** start **

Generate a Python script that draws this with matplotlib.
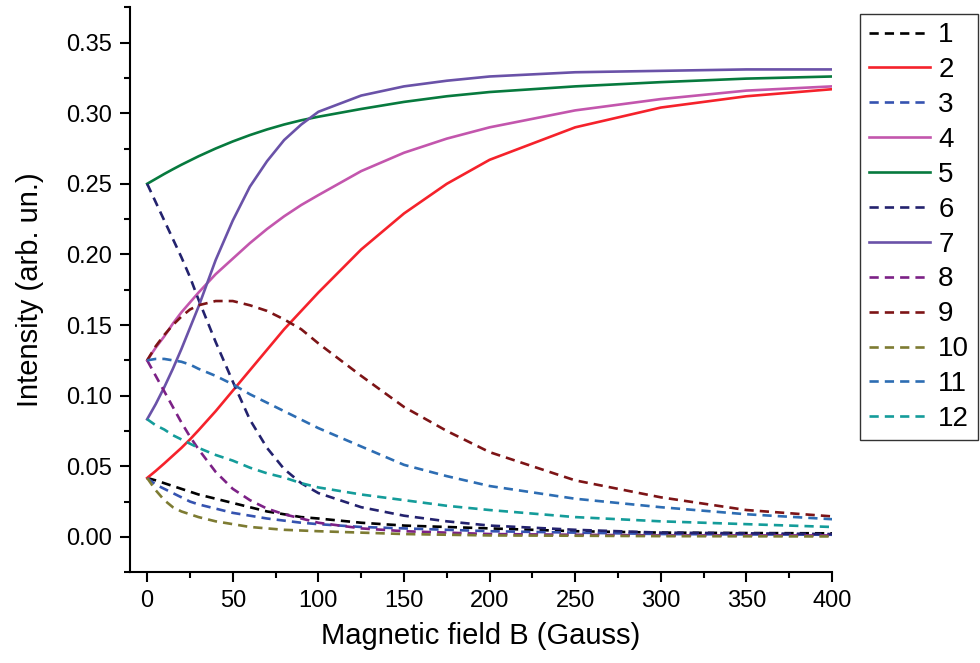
import matplotlib

matplotlib.use("Agg")
import matplotlib.pyplot as plt
from matplotlib.ticker import MultipleLocator, FormatStrFormatter

plt.rcParams["font.family"] = ["Liberation Sans", "DejaVu Sans"]

B = [0, 5, 10, 15, 20, 25, 30, 40, 50, 60, 70, 80, 90, 100,
     125, 150, 175, 200, 250, 300, 350, 400]

I1 = [0.0417, 0.040, 0.038, 0.036, 0.034, 0.032, 0.030, 0.027, 0.024, 0.021, 0.018,
      0.016, 0.014, 0.013, 0.010, 0.008, 0.007, 0.006, 0.004, 0.003, 0.0027, 0.0025]
I2 = [0.0417, 0.0467, 0.052, 0.0575, 0.063, 0.069, 0.0755, 0.089, 0.1035, 0.118, 0.1325,
      0.147, 0.160, 0.173, 0.2035, 0.229, 0.250, 0.267, 0.290, 0.304, 0.312, 0.317]
I3 = [0.0417, 0.037, 0.034, 0.031, 0.028, 0.025, 0.023, 0.020, 0.017, 0.015, 0.013,
      0.0115, 0.010, 0.009, 0.007, 0.006, 0.005, 0.004, 0.003, 0.002, 0.0017, 0.0015]
I4 = [0.125, 0.134, 0.142, 0.151, 0.159, 0.166, 0.173, 0.186, 0.197, 0.208, 0.218,
      0.227, 0.235, 0.242, 0.259, 0.272, 0.282, 0.290, 0.302, 0.310, 0.316, 0.319]
I5 = [0.250, 0.2535, 0.257, 0.2603, 0.2635, 0.2665, 0.2695, 0.275, 0.280, 0.2845, 0.2885,
      0.292, 0.295, 0.2975, 0.303, 0.308, 0.312, 0.315, 0.319, 0.322, 0.3245, 0.326]
I6 = [0.250, 0.237, 0.224, 0.211, 0.198, 0.184, 0.168, 0.138, 0.110, 0.083, 0.063,
      0.048, 0.038, 0.031, 0.021, 0.015, 0.011, 0.008, 0.005, 0.003, 0.0025, 0.002]
I7 = [0.0833, 0.094, 0.106, 0.119, 0.133, 0.148, 0.163, 0.196, 0.224, 0.248, 0.266,
      0.281, 0.292, 0.301, 0.3125, 0.319, 0.323, 0.326, 0.329, 0.330, 0.331, 0.331]
I8 = [0.125, 0.114, 0.103, 0.092, 0.081, 0.071, 0.062, 0.046, 0.034, 0.026, 0.020,
      0.016, 0.013, 0.010, 0.006, 0.004, 0.003, 0.002, 0.0015, 0.001, 0.001, 0.001]
I9 = [0.125, 0.135, 0.143, 0.150, 0.156, 0.161, 0.164, 0.167, 0.167, 0.164, 0.160,
      0.154, 0.147, 0.137, 0.114, 0.092, 0.075, 0.060, 0.040, 0.028, 0.019, 0.0145]
I10 = [0.0417, 0.033, 0.026, 0.021, 0.018, 0.016, 0.014, 0.011, 0.009, 0.007, 0.006,
       0.005, 0.0045, 0.004, 0.003, 0.002, 0.0015, 0.001, 0.0008, 0.0005, 0.0004, 0.0003]
I11 = [0.125, 0.126, 0.126, 0.125, 0.124, 0.122, 0.119, 0.114, 0.108, 0.101, 0.095,
       0.089, 0.083, 0.077, 0.064, 0.051, 0.043, 0.036, 0.027, 0.021, 0.016, 0.0125]
I12 = [0.0833, 0.079, 0.076, 0.072, 0.069, 0.066, 0.063, 0.058, 0.054, 0.049, 0.045,
       0.042, 0.038, 0.035, 0.030, 0.026, 0.022, 0.019, 0.014, 0.011, 0.009, 0.007]

series = [I1, I2, I3, I4, I5, I6, I7, I8, I9, I10, I11, I12]
labels = ["1", "2", "3", "4", "5", "6", "7", "8", "9", "10", "11", "12"]
colors = ["#000000", "#f5222b", "#3553b0", "#c356ad", "#077a3e", "#23226e",
          "#6a52a8", "#7c2186", "#7d1416", "#7d7b32", "#2d6db3", "#149c9a"]
styles = ["--", "-", "--", "-", "-", "--", "-", "--", "--", "--", "--", "--"]

fig = plt.figure(figsize=(9.8, 6.63), dpi=100)
ax = fig.add_axes([0.1327, 0.137, 0.7163, 0.852])

for y, lab, c, ls in zip(series, labels, colors, styles):
    kw = {"dashes": (3.5, 2.3)} if ls == "--" else {}
    ax.plot(B, y, ls=ls, color=c, lw=1.9, label=lab, **kw)

ax.set_xlim(-10, 400)
ax.set_ylim(-0.025, 0.375)
ax.xaxis.set_major_locator(MultipleLocator(50))
ax.xaxis.set_minor_locator(MultipleLocator(25))
ax.yaxis.set_major_locator(MultipleLocator(0.05))
ax.yaxis.set_minor_locator(MultipleLocator(0.025))
ax.yaxis.set_major_formatter(FormatStrFormatter("%.2f"))
ax.tick_params(which="major", direction="out", length=7, width=1.5, labelsize=17, pad=6)
ax.tick_params(which="minor", direction="out", length=4.5, width=1.5)
for s in ("top", "right"):
    ax.spines[s].set_visible(False)
for s in ("left", "bottom"):
    ax.spines[s].set_linewidth(1.5)

ax.set_xlabel("Magnetic field B (Gauss)", fontsize=21, labelpad=7)
ax.set_ylabel("Intensity (arb. un.)", fontsize=21, labelpad=16)

leg = fig.legend(loc="upper left", bbox_to_anchor=(0.878, 0.979), fontsize=20,
                 frameon=True, fancybox=False, handlelength=2.2, handletextpad=0.3,
                 labelspacing=0.32, borderpad=0.3, borderaxespad=0)
leg.get_frame().set_edgecolor("#000000")
leg.get_frame().set_linewidth(1.0)

fig.savefig("out.png", dpi=100)
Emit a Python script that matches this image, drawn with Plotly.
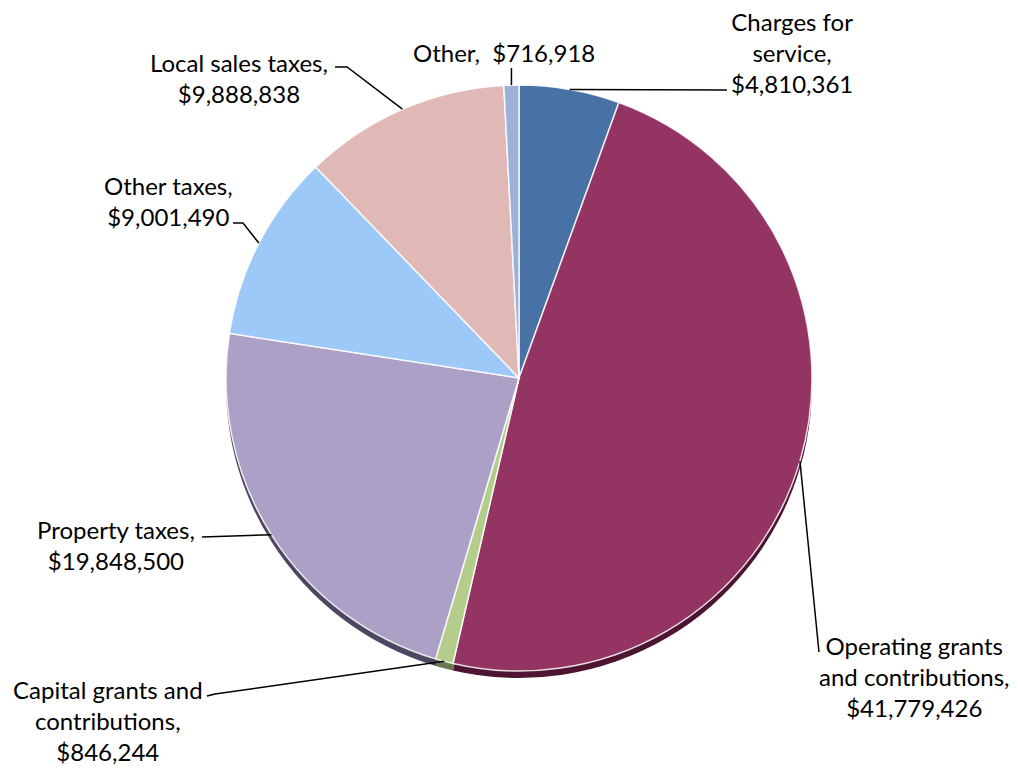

** end **

▶ [THE REQUEST]
Quote the material exactly. Pictures stay out.

▶ [THE OUTPUT]
Generate a Python script that draws this with matplotlib.
import matplotlib

matplotlib.use("Agg")
import matplotlib.pyplot as plt
from matplotlib.ticker import MultipleLocator, FormatStrFormatter

plt.rcParams["font.family"] = ["Liberation Sans", "DejaVu Sans"]

B = [0, 5, 10, 15, 20, 25, 30, 40, 50, 60, 70, 80, 90, 100,
     125, 150, 175, 200, 250, 300, 350, 400]

I1 = [0.0417, 0.040, 0.038, 0.036, 0.034, 0.032, 0.030, 0.027, 0.024, 0.021, 0.018,
      0.016, 0.014, 0.013, 0.010, 0.008, 0.007, 0.006, 0.004, 0.003, 0.0027, 0.0025]
I2 = [0.0417, 0.0467, 0.052, 0.0575, 0.063, 0.069, 0.0755, 0.089, 0.1035, 0.118, 0.1325,
      0.147, 0.160, 0.173, 0.2035, 0.229, 0.250, 0.267, 0.290, 0.304, 0.312, 0.317]
I3 = [0.0417, 0.037, 0.034, 0.031, 0.028, 0.025, 0.023, 0.020, 0.017, 0.015, 0.013,
      0.0115, 0.010, 0.009, 0.007, 0.006, 0.005, 0.004, 0.003, 0.002, 0.0017, 0.0015]
I4 = [0.125, 0.134, 0.142, 0.151, 0.159, 0.166, 0.173, 0.186, 0.197, 0.208, 0.218,
      0.227, 0.235, 0.242, 0.259, 0.272, 0.282, 0.290, 0.302, 0.310, 0.316, 0.319]
I5 = [0.250, 0.2535, 0.257, 0.2603, 0.2635, 0.2665, 0.2695, 0.275, 0.280, 0.2845, 0.2885,
      0.292, 0.295, 0.2975, 0.303, 0.308, 0.312, 0.315, 0.319, 0.322, 0.3245, 0.326]
I6 = [0.250, 0.237, 0.224, 0.211, 0.198, 0.184, 0.168, 0.138, 0.110, 0.083, 0.063,
      0.048, 0.038, 0.031, 0.021, 0.015, 0.011, 0.008, 0.005, 0.003, 0.0025, 0.002]
I7 = [0.0833, 0.094, 0.106, 0.119, 0.133, 0.148, 0.163, 0.196, 0.224, 0.248, 0.266,
      0.281, 0.292, 0.301, 0.3125, 0.319, 0.323, 0.326, 0.329, 0.330, 0.331, 0.331]
I8 = [0.125, 0.114, 0.103, 0.092, 0.081, 0.071, 0.062, 0.046, 0.034, 0.026, 0.020,
      0.016, 0.013, 0.010, 0.006, 0.004, 0.003, 0.002, 0.0015, 0.001, 0.001, 0.001]
I9 = [0.125, 0.135, 0.143, 0.150, 0.156, 0.161, 0.164, 0.167, 0.167, 0.164, 0.160,
      0.154, 0.147, 0.137, 0.114, 0.092, 0.075, 0.060, 0.040, 0.028, 0.019, 0.0145]
I10 = [0.0417, 0.033, 0.026, 0.021, 0.018, 0.016, 0.014, 0.011, 0.009, 0.007, 0.006,
       0.005, 0.0045, 0.004, 0.003, 0.002, 0.0015, 0.001, 0.0008, 0.0005, 0.0004, 0.0003]
I11 = [0.125, 0.126, 0.126, 0.125, 0.124, 0.122, 0.119, 0.114, 0.108, 0.101, 0.095,
       0.089, 0.083, 0.077, 0.064, 0.051, 0.043, 0.036, 0.027, 0.021, 0.016, 0.0125]
I12 = [0.0833, 0.079, 0.076, 0.072, 0.069, 0.066, 0.063, 0.058, 0.054, 0.049, 0.045,
       0.042, 0.038, 0.035, 0.030, 0.026, 0.022, 0.019, 0.014, 0.011, 0.009, 0.007]

series = [I1, I2, I3, I4, I5, I6, I7, I8, I9, I10, I11, I12]
labels = ["1", "2", "3", "4", "5", "6", "7", "8", "9", "10", "11", "12"]
colors = ["#000000", "#f5222b", "#3553b0", "#c356ad", "#077a3e", "#23226e",
          "#6a52a8", "#7c2186", "#7d1416", "#7d7b32", "#2d6db3", "#149c9a"]
styles = ["--", "-", "--", "-", "-", "--", "-", "--", "--", "--", "--", "--"]

fig = plt.figure(figsize=(9.8, 6.63), dpi=100)
ax = fig.add_axes([0.1327, 0.137, 0.7163, 0.852])

for y, lab, c, ls in zip(series, labels, colors, styles):
    kw = {"dashes": (3.5, 2.3)} if ls == "--" else {}
    ax.plot(B, y, ls=ls, color=c, lw=1.9, label=lab, **kw)

ax.set_xlim(-10, 400)
ax.set_ylim(-0.025, 0.375)
ax.xaxis.set_major_locator(MultipleLocator(50))
ax.xaxis.set_minor_locator(MultipleLocator(25))
ax.yaxis.set_major_locator(MultipleLocator(0.05))
ax.yaxis.set_minor_locator(MultipleLocator(0.025))
ax.yaxis.set_major_formatter(FormatStrFormatter("%.2f"))
ax.tick_params(which="major", direction="out", length=7, width=1.5, labelsize=17, pad=6)
ax.tick_params(which="minor", direction="out", length=4.5, width=1.5)
for s in ("top", "right"):
    ax.spines[s].set_visible(False)
for s in ("left", "bottom"):
    ax.spines[s].set_linewidth(1.5)

ax.set_xlabel("Magnetic field B (Gauss)", fontsize=21, labelpad=7)
ax.set_ylabel("Intensity (arb. un.)", fontsize=21, labelpad=16)

leg = fig.legend(loc="upper left", bbox_to_anchor=(0.878, 0.979), fontsize=20,
                 frameon=True, fancybox=False, handlelength=2.2, handletextpad=0.3,
                 labelspacing=0.32, borderpad=0.3, borderaxespad=0)
leg.get_frame().set_edgecolor("#000000")
leg.get_frame().set_linewidth(1.0)

fig.savefig("out.png", dpi=100)
Emit a Python script that matches this image, drawn with Plotly.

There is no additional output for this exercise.